> **Stated exercise**: Below are some records. Output the lines from the first one through the line that holds "point_pressure = [4.62, 3.95, 3.36, 3.14]", exactly as written, with no pictures.
── Supplied material
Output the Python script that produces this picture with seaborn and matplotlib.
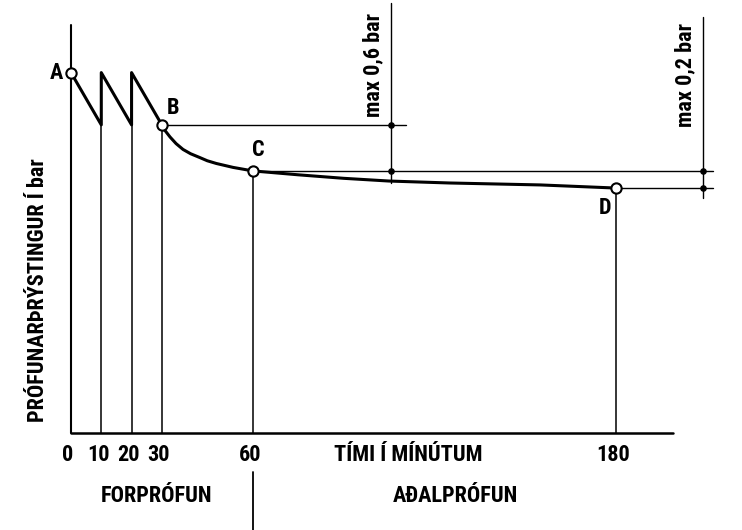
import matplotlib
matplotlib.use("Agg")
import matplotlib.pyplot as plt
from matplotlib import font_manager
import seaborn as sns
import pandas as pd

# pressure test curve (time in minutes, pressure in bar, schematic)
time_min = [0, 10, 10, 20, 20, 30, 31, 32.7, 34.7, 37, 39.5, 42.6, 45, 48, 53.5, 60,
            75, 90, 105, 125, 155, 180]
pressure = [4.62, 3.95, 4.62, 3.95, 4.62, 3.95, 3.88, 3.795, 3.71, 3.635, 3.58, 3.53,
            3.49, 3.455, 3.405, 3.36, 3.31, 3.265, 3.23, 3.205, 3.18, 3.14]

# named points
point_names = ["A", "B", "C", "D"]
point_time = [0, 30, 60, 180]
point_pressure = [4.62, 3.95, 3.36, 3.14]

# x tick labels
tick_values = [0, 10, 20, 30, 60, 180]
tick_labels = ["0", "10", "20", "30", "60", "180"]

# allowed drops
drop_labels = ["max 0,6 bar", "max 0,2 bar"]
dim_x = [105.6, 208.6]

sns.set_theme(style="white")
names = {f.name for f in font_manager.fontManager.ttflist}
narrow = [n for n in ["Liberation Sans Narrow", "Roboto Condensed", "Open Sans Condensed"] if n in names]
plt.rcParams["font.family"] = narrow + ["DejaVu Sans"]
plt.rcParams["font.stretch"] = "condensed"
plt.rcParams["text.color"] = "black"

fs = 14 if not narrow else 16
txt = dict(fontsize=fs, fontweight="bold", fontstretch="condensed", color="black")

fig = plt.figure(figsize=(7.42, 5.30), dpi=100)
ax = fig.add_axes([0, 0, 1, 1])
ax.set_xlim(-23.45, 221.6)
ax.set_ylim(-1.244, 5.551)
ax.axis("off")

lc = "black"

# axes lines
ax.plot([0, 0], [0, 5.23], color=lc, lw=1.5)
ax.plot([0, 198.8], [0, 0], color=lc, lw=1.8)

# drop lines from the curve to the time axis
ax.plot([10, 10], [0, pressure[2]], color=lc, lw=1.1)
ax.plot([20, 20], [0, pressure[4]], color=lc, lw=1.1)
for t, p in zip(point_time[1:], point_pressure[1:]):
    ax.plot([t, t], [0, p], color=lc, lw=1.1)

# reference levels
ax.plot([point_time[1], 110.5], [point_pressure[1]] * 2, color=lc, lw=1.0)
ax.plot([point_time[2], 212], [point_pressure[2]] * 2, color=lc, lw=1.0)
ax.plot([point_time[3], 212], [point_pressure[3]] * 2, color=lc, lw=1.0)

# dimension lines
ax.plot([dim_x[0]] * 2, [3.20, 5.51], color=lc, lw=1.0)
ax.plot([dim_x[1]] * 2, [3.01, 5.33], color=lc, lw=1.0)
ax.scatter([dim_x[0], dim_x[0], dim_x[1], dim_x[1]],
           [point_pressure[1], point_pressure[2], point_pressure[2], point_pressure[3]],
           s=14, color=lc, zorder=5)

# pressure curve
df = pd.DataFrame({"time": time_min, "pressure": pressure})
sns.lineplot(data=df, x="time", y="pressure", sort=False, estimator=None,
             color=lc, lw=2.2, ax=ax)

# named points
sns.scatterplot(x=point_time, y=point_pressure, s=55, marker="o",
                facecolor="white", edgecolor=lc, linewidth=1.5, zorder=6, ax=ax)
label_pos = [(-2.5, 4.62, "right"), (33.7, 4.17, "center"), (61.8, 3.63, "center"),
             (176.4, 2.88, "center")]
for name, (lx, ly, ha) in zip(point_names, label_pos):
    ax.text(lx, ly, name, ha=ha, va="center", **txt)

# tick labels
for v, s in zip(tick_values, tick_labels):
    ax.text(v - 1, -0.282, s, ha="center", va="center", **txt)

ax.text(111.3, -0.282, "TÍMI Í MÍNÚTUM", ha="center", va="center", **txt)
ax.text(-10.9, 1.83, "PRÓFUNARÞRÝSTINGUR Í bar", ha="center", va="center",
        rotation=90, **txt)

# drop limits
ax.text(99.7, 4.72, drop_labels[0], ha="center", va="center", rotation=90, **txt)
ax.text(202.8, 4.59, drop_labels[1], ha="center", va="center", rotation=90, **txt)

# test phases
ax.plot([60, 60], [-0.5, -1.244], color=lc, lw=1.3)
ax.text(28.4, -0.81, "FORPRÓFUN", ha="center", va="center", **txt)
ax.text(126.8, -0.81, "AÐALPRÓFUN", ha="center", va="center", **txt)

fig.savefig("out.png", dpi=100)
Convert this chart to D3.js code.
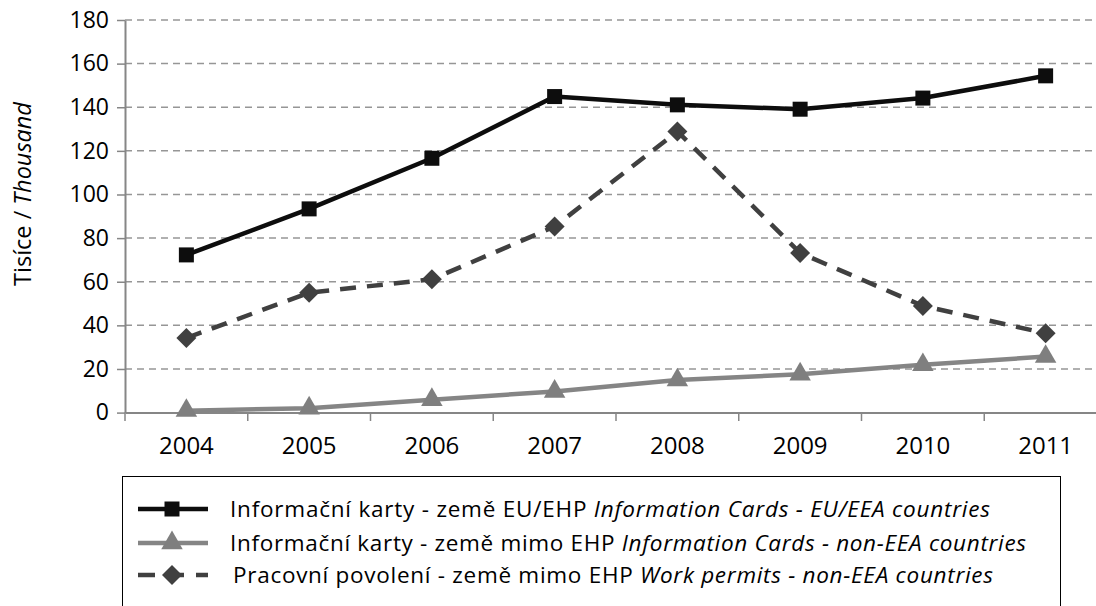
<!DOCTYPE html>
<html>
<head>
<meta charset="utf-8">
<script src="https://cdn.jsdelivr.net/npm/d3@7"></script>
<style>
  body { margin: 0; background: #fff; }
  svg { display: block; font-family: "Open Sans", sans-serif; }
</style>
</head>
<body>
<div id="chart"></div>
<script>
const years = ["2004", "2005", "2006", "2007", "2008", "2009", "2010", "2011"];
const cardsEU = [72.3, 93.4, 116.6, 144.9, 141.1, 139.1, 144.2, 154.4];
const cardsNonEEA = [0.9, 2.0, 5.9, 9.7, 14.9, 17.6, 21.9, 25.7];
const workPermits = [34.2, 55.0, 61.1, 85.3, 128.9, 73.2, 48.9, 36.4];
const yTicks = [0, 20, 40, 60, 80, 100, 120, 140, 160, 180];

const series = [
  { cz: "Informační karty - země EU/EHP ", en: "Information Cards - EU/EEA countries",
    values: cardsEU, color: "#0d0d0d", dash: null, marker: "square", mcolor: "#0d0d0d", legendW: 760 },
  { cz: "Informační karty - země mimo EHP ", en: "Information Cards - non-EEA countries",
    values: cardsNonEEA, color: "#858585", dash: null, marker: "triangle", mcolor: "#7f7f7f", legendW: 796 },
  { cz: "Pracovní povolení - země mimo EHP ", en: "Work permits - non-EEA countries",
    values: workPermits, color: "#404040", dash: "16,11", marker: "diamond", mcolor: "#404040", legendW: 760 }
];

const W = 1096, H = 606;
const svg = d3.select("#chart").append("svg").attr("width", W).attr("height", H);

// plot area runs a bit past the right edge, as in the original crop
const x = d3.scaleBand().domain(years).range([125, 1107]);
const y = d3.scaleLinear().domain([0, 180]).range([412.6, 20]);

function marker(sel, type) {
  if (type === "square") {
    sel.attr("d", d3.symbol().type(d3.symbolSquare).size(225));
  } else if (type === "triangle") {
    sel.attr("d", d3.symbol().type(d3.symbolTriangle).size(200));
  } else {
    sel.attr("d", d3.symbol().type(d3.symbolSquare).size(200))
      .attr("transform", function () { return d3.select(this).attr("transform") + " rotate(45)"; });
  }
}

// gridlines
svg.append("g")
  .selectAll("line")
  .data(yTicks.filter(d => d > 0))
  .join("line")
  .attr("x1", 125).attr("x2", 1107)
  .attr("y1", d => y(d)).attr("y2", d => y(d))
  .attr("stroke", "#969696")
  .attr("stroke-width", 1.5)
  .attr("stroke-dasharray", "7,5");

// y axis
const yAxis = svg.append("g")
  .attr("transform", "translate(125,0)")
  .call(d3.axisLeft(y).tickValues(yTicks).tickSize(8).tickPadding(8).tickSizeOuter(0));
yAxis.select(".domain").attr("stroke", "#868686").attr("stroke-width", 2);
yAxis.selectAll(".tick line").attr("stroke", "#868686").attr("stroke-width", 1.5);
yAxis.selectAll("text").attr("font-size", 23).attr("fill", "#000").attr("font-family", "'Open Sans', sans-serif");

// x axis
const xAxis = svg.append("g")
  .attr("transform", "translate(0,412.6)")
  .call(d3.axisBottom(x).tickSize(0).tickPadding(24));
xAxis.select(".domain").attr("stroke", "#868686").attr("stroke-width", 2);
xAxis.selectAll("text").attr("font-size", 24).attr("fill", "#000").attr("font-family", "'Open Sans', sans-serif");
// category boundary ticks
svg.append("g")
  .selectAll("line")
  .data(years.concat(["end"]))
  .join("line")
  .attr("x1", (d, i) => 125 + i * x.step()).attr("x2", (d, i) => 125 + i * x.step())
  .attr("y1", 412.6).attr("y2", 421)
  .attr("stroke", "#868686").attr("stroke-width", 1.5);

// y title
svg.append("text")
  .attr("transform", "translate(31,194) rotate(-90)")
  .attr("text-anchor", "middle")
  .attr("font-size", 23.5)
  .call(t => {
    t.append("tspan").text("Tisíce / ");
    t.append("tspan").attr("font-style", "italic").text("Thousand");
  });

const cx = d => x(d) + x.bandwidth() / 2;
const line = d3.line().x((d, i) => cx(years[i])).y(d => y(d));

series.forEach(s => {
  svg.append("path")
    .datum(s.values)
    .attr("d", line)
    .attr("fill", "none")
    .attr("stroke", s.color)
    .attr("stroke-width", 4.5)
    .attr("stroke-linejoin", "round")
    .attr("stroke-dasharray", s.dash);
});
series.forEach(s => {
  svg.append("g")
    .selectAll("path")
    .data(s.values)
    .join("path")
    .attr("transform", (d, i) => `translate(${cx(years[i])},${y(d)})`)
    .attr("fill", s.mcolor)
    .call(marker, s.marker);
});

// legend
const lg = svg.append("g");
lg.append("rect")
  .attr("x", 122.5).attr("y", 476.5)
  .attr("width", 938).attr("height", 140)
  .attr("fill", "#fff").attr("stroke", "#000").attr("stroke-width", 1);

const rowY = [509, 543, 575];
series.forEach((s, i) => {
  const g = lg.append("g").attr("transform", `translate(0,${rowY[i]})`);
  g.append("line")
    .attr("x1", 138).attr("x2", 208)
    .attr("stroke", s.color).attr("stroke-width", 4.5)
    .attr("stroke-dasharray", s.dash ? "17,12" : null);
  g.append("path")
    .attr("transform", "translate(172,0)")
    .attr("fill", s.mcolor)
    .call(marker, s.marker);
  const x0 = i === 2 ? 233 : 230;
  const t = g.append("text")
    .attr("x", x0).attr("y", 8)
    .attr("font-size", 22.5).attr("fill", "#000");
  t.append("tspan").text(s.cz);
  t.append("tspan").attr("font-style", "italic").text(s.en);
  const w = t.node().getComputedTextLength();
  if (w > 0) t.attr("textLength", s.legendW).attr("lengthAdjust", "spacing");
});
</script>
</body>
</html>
────
> **Answer to this exercise**:
Output the Python script that produces this picture with seaborn and matplotlib.
import matplotlib
matplotlib.use("Agg")
import matplotlib.pyplot as plt
from matplotlib import font_manager
import seaborn as sns
import pandas as pd

# pressure test curve (time in minutes, pressure in bar, schematic)
time_min = [0, 10, 10, 20, 20, 30, 31, 32.7, 34.7, 37, 39.5, 42.6, 45, 48, 53.5, 60,
            75, 90, 105, 125, 155, 180]
pressure = [4.62, 3.95, 4.62, 3.95, 4.62, 3.95, 3.88, 3.795, 3.71, 3.635, 3.58, 3.53,
            3.49, 3.455, 3.405, 3.36, 3.31, 3.265, 3.23, 3.205, 3.18, 3.14]

# named points
point_names = ["A", "B", "C", "D"]
point_time = [0, 30, 60, 180]
point_pressure = [4.62, 3.95, 3.36, 3.14]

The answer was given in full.